### COLLECTED DATA
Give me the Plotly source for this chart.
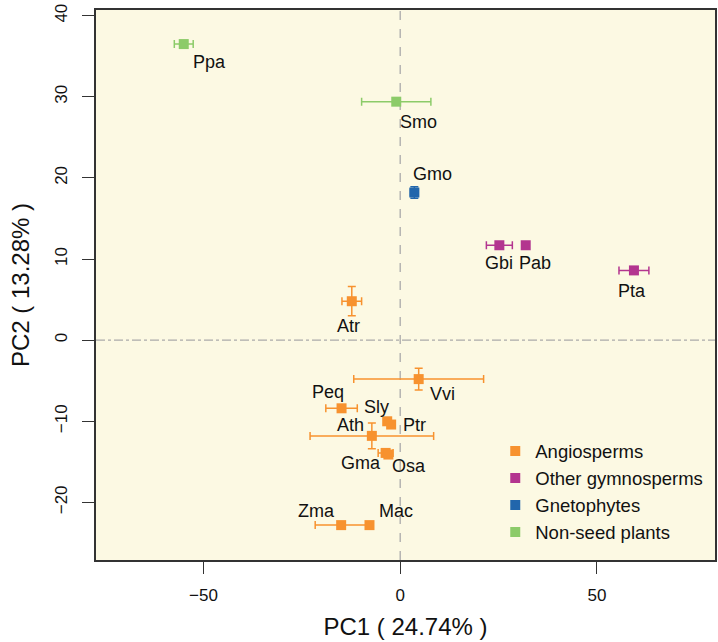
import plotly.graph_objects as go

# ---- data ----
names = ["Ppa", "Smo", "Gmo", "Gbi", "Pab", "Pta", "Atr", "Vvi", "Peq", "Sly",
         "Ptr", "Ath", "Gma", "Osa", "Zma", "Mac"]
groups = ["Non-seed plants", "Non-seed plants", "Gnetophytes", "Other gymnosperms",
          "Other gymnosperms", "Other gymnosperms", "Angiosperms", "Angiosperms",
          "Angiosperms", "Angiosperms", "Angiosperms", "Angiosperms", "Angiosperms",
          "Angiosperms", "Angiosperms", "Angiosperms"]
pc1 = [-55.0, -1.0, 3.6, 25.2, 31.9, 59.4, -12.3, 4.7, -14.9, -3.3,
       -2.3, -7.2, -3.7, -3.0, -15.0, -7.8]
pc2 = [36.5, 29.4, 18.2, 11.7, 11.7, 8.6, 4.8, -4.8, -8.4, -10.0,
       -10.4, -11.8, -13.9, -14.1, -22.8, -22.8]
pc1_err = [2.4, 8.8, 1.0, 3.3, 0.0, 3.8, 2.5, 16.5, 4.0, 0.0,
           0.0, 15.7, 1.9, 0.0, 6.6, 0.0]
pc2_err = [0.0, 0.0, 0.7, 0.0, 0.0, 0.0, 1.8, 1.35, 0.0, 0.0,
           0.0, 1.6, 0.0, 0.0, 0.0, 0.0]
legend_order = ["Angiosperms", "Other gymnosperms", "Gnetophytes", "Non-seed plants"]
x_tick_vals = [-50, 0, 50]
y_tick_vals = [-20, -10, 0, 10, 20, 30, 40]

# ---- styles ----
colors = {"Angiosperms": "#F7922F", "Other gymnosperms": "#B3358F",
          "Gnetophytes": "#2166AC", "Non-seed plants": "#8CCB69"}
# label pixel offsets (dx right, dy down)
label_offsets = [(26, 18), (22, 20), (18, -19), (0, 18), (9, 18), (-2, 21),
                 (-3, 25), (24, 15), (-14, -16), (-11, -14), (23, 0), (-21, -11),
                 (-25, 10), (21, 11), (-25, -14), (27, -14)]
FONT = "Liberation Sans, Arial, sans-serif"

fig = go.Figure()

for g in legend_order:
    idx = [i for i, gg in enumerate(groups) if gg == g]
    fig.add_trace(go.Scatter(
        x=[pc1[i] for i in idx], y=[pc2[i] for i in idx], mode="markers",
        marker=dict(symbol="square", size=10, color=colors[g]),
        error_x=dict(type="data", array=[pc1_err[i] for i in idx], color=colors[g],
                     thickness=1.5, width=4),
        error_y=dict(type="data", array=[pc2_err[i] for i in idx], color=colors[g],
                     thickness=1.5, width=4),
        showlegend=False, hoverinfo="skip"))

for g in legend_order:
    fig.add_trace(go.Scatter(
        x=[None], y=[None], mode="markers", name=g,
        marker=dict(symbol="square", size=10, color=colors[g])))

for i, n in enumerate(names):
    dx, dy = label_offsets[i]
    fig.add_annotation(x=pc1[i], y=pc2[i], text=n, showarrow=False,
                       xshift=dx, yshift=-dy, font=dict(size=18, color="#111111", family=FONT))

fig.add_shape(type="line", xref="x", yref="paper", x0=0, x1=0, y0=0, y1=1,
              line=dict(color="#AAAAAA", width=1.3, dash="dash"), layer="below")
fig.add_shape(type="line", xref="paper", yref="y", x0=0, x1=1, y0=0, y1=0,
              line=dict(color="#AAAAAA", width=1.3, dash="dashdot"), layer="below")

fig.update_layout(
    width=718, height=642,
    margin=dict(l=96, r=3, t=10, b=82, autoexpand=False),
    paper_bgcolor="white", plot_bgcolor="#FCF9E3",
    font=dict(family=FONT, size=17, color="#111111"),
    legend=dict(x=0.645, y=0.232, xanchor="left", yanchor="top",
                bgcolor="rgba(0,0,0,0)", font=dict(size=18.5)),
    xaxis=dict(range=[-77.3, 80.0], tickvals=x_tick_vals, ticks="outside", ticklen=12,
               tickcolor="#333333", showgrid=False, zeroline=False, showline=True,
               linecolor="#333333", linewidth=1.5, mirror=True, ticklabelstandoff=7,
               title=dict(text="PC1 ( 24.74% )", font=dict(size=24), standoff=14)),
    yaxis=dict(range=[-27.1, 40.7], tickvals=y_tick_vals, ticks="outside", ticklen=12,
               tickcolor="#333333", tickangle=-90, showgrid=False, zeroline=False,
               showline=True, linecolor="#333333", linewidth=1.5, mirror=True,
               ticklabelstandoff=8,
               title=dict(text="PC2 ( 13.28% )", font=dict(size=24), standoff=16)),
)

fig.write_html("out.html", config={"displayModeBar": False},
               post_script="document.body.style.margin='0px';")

### WRITTEN PROBLEM
Take the data above and repeat it exactly, leaving each picture out.

### RESULT
Give me the Plotly source for this chart.
import plotly.graph_objects as go

# ---- data ----
names = ["Ppa", "Smo", "Gmo", "Gbi", "Pab", "Pta", "Atr", "Vvi", "Peq", "Sly",
         "Ptr", "Ath", "Gma", "Osa", "Zma", "Mac"]
groups = ["Non-seed plants", "Non-seed plants", "Gnetophytes", "Other gymnosperms",
          "Other gymnosperms", "Other gymnosperms", "Angiosperms", "Angiosperms",
          "Angiosperms", "Angiosperms", "Angiosperms", "Angiosperms", "Angiosperms",
          "Angiosperms", "Angiosperms", "Angiosperms"]
pc1 = [-55.0, -1.0, 3.6, 25.2, 31.9, 59.4, -12.3, 4.7, -14.9, -3.3,
       -2.3, -7.2, -3.7, -3.0, -15.0, -7.8]
pc2 = [36.5, 29.4, 18.2, 11.7, 11.7, 8.6, 4.8, -4.8, -8.4, -10.0,
       -10.4, -11.8, -13.9, -14.1, -22.8, -22.8]
pc1_err = [2.4, 8.8, 1.0, 3.3, 0.0, 3.8, 2.5, 16.5, 4.0, 0.0,
           0.0, 15.7, 1.9, 0.0, 6.6, 0.0]
pc2_err = [0.0, 0.0, 0.7, 0.0, 0.0, 0.0, 1.8, 1.35, 0.0, 0.0,
           0.0, 1.6, 0.0, 0.0, 0.0, 0.0]
legend_order = ["Angiosperms", "Other gymnosperms", "Gnetophytes", "Non-seed plants"]
x_tick_vals = [-50, 0, 50]
y_tick_vals = [-20, -10, 0, 10, 20, 30, 40]

# ---- styles ----
colors = {"Angiosperms": "#F7922F", "Other gymnosperms": "#B3358F",
          "Gnetophytes": "#2166AC", "Non-seed plants": "#8CCB69"}
# label pixel offsets (dx right, dy down)
label_offsets = [(26, 18), (22, 20), (18, -19), (0, 18), (9, 18), (-2, 21),
                 (-3, 25), (24, 15), (-14, -16), (-11, -14), (23, 0), (-21, -11),
                 (-25, 10), (21, 11), (-25, -14), (27, -14)]
FONT = "Liberation Sans, Arial, sans-serif"

fig = go.Figure()

for g in legend_order:
    idx = [i for i, gg in enumerate(groups) if gg == g]
    fig.add_trace(go.Scatter(
        x=[pc1[i] for i in idx], y=[pc2[i] for i in idx], mode="markers",
        marker=dict(symbol="square", size=10, color=colors[g]),
        error_x=dict(type="data", array=[pc1_err[i] for i in idx], color=colors[g],
                     thickness=1.5, width=4),
        error_y=dict(type="data", array=[pc2_err[i] for i in idx], color=colors[g],
                     thickness=1.5, width=4),
        showlegend=False, hoverinfo="skip"))

for g in legend_order:
    fig.add_trace(go.Scatter(
        x=[None], y=[None], mode="markers", name=g,
        marker=dict(symbol="square", size=10, color=colors[g])))

for i, n in enumerate(names):
    dx, dy = label_offsets[i]
    fig.add_annotation(x=pc1[i], y=pc2[i], text=n, showarrow=False,
                       xshift=dx, yshift=-dy, font=dict(size=18, color="#111111", family=FONT))

fig.add_shape(type="line", xref="x", yref="paper", x0=0, x1=0, y0=0, y1=1,
              line=dict(color="#AAAAAA", width=1.3, dash="dash"), layer="below")
fig.add_shape(type="line", xref="paper", yref="y", x0=0, x1=1, y0=0, y1=0,
              line=dict(color="#AAAAAA", width=1.3, dash="dashdot"), layer="below")

fig.update_layout(
    width=718, height=642,
    margin=dict(l=96, r=3, t=10, b=82, autoexpand=False),
    paper_bgcolor="white", plot_bgcolor="#FCF9E3",
    font=dict(family=FONT, size=17, color="#111111"),
    legend=dict(x=0.645, y=0.232, xanchor="left", yanchor="top",
                bgcolor="rgba(0,0,0,0)", font=dict(size=18.5)),
    xaxis=dict(range=[-77.3, 80.0], tickvals=x_tick_vals, ticks="outside", ticklen=12,
               tickcolor="#333333", showgrid=False, zeroline=False, showline=True,
               linecolor="#333333", linewidth=1.5, mirror=True, ticklabelstandoff=7,
               title=dict(text="PC1 ( 24.74% )", font=dict(size=24), standoff=14)),
    yaxis=dict(range=[-27.1, 40.7], tickvals=y_tick_vals, ticks="outside", ticklen=12,
               tickcolor="#333333", tickangle=-90, showgrid=False, zeroline=False,
               showline=True, linecolor="#333333", linewidth=1.5, mirror=True,
               ticklabelstandoff=8,
               title=dict(text="PC2 ( 13.28% )", font=dict(size=24), standoff=16)),
)

fig.write_html("out.html", config={"displayModeBar": False},
               post_script="document.body.style.margin='0px';")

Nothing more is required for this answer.